What the exercise asks:
Go over the entries below line by line, copying each one that contains the word "this".

Data for the task:
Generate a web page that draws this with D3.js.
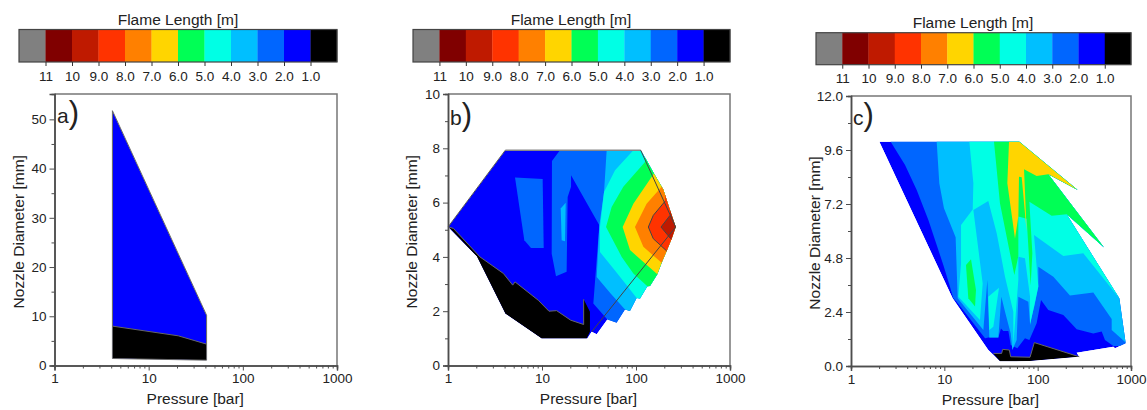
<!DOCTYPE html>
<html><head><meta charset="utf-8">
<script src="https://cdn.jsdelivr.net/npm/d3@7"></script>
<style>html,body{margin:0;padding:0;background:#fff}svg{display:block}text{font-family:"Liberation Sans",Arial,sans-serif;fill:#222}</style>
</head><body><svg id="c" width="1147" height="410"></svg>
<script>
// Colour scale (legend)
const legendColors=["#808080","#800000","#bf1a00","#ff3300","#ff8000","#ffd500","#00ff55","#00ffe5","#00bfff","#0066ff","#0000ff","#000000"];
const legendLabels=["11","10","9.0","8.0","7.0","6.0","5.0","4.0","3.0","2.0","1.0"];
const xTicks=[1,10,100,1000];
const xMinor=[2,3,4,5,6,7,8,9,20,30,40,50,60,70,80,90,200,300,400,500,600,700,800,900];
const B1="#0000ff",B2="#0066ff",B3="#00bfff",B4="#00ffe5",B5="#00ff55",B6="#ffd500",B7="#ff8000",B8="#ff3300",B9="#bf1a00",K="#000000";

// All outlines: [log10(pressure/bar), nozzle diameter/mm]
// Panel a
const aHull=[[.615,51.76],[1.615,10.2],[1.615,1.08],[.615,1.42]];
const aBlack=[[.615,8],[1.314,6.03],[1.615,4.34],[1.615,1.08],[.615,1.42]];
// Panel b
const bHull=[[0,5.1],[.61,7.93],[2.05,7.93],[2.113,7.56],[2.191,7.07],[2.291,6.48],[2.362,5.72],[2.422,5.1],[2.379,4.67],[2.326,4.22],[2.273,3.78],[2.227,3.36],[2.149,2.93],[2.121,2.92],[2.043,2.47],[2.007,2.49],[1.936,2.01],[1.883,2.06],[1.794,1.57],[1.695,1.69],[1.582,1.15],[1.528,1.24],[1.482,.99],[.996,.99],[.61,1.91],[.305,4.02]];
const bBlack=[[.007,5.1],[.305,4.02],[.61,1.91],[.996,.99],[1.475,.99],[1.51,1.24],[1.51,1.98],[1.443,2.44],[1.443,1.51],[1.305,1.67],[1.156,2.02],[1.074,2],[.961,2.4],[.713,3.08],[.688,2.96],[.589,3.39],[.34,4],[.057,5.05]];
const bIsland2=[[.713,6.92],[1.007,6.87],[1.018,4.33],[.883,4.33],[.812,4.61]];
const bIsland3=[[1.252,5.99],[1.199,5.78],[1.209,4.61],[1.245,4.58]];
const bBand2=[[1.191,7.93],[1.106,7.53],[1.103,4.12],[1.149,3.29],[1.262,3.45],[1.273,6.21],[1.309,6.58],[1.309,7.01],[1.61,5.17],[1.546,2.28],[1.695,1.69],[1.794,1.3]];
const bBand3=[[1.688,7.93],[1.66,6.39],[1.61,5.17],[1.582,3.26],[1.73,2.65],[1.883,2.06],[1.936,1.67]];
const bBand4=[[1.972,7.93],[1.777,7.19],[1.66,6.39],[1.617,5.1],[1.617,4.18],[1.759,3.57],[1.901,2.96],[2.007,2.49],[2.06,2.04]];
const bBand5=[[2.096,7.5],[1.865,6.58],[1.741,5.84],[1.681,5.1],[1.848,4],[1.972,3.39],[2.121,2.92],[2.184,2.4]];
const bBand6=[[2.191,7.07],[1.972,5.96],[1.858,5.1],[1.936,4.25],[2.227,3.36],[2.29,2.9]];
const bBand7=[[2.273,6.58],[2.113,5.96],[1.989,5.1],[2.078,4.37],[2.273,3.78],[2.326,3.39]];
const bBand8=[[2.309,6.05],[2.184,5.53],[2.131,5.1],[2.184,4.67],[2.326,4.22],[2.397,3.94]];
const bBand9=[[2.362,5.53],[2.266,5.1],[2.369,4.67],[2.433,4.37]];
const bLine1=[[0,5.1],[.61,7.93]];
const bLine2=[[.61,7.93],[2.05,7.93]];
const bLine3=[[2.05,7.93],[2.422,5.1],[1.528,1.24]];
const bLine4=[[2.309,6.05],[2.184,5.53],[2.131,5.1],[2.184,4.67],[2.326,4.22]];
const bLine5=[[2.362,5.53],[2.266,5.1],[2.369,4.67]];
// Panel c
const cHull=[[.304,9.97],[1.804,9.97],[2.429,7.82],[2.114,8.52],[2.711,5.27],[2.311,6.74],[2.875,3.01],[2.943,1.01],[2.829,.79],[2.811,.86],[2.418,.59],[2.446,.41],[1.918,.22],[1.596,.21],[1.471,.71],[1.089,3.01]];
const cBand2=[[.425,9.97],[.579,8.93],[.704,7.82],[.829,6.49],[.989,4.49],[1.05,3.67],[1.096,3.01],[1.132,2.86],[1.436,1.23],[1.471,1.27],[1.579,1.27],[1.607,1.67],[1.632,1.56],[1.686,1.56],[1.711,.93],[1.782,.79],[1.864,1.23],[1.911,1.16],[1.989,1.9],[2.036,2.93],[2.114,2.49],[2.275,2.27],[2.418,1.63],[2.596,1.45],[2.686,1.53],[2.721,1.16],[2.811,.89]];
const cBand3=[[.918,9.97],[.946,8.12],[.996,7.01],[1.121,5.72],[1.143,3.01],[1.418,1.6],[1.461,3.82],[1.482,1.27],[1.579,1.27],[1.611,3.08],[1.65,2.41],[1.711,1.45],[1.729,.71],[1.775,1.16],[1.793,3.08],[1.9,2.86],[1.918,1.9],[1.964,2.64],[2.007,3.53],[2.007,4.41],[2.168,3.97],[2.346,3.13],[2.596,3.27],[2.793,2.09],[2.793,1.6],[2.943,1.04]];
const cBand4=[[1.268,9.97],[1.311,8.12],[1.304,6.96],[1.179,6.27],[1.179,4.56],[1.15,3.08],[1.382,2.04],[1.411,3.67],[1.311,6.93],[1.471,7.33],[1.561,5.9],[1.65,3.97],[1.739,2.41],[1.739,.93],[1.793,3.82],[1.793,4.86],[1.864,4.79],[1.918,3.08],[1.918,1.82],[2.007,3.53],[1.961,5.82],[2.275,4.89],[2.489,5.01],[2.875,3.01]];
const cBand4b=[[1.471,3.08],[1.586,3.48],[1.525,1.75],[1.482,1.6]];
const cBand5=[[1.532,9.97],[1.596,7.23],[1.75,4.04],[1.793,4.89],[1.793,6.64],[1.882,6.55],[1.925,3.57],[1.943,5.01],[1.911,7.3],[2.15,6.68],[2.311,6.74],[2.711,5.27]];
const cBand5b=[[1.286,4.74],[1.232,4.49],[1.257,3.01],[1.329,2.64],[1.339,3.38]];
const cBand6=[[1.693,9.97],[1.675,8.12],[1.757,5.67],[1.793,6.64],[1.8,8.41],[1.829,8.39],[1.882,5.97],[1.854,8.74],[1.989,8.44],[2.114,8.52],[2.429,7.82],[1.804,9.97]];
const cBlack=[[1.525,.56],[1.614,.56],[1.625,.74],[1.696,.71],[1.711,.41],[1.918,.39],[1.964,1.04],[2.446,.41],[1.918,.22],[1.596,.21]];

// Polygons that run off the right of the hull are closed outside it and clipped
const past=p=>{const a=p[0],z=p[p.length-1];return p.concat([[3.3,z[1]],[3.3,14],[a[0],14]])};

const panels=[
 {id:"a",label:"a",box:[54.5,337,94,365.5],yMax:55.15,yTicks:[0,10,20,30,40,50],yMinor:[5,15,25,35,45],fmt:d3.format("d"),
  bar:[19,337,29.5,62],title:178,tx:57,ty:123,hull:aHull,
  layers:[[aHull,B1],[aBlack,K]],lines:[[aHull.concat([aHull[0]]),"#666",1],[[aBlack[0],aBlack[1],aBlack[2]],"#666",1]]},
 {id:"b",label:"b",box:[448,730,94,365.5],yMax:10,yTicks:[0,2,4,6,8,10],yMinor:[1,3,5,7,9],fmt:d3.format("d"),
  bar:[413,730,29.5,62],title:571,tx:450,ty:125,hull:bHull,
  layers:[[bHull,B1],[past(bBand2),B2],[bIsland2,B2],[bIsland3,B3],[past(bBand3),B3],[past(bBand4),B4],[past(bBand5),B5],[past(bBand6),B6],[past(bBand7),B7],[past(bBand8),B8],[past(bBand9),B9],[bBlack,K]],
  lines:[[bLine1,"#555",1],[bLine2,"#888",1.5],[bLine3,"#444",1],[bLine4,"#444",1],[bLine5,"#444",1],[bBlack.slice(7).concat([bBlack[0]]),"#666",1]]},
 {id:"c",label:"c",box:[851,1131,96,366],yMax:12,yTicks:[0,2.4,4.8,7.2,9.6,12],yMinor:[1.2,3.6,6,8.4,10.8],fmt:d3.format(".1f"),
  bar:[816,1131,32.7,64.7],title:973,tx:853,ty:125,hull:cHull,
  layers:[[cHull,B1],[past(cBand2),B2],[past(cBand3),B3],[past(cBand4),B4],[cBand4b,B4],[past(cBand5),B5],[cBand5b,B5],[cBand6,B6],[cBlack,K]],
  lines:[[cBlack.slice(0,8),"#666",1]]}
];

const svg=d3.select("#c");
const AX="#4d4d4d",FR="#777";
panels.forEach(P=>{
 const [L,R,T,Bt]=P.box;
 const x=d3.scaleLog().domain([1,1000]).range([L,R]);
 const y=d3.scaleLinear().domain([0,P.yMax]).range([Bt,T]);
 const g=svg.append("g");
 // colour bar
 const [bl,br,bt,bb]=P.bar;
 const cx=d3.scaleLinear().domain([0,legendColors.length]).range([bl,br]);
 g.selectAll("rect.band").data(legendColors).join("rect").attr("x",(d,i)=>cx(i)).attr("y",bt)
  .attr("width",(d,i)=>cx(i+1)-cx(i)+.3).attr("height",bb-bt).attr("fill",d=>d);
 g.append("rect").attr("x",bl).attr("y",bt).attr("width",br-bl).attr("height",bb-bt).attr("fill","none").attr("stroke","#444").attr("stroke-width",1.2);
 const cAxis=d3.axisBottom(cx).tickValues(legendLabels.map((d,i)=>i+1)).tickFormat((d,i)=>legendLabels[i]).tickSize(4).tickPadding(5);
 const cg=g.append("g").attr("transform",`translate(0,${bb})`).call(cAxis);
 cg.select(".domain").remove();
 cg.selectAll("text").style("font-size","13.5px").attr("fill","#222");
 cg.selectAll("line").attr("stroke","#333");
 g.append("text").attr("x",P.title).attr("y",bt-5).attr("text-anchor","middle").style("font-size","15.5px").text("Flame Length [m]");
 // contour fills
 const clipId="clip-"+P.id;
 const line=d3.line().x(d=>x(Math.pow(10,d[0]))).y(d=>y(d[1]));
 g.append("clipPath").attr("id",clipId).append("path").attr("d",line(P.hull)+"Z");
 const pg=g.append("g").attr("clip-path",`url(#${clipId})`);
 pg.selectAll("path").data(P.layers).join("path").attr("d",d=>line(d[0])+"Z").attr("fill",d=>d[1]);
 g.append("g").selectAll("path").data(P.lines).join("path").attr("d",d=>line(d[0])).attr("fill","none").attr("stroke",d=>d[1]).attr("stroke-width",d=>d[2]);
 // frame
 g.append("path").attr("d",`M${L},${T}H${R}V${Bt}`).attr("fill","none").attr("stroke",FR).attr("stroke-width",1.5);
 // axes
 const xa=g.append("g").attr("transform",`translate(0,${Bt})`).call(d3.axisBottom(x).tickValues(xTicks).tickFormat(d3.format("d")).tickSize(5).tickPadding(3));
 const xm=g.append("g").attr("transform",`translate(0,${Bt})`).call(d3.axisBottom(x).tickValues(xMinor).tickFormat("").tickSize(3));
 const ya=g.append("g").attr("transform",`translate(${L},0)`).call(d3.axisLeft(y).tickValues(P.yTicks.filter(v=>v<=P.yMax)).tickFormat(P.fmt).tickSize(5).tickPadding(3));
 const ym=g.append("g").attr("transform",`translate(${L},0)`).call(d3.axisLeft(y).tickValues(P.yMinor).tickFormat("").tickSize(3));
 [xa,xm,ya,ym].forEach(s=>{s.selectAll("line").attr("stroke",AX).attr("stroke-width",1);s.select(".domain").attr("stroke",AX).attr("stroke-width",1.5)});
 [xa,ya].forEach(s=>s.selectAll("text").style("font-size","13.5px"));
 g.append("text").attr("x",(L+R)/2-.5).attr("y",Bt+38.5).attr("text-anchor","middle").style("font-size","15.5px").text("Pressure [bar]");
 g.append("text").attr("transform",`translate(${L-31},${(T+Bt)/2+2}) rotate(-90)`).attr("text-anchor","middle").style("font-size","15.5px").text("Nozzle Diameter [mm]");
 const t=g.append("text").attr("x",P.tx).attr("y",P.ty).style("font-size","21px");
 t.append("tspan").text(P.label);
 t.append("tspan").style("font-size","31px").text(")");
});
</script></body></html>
---
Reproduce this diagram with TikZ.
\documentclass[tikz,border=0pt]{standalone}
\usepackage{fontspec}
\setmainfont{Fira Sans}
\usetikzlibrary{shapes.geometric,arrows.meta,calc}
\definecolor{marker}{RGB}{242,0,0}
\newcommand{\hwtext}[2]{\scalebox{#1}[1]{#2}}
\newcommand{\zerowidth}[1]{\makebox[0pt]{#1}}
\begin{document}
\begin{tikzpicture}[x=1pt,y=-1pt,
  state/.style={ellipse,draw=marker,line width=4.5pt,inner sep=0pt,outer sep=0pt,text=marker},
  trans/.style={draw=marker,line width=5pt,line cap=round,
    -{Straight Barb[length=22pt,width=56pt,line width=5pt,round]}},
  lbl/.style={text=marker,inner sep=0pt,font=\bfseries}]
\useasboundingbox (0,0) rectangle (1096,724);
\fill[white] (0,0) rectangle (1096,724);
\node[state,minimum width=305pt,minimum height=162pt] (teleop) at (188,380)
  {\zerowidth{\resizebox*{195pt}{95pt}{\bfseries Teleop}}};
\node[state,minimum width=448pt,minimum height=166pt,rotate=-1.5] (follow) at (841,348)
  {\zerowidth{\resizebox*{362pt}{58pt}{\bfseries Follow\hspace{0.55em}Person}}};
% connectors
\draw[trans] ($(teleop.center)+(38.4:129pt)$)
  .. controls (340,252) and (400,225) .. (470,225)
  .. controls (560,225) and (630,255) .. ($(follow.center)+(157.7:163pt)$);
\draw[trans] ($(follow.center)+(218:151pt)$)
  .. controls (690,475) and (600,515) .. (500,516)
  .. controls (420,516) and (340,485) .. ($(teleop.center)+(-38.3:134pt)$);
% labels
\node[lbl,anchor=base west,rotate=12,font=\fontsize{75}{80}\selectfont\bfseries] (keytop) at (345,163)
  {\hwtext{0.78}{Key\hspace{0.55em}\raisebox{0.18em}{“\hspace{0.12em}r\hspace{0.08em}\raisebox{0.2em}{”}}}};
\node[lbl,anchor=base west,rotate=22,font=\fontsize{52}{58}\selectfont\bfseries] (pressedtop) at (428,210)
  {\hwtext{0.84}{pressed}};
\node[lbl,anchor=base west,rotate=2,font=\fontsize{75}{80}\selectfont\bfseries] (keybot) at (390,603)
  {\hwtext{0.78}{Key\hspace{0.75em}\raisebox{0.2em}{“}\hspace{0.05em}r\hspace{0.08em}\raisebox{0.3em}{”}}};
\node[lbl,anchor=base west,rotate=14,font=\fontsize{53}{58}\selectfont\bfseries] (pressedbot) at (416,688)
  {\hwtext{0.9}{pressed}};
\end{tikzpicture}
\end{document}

Complete output:
Generate a web page that draws this with D3.js.
Reproduce this diagram with TikZ.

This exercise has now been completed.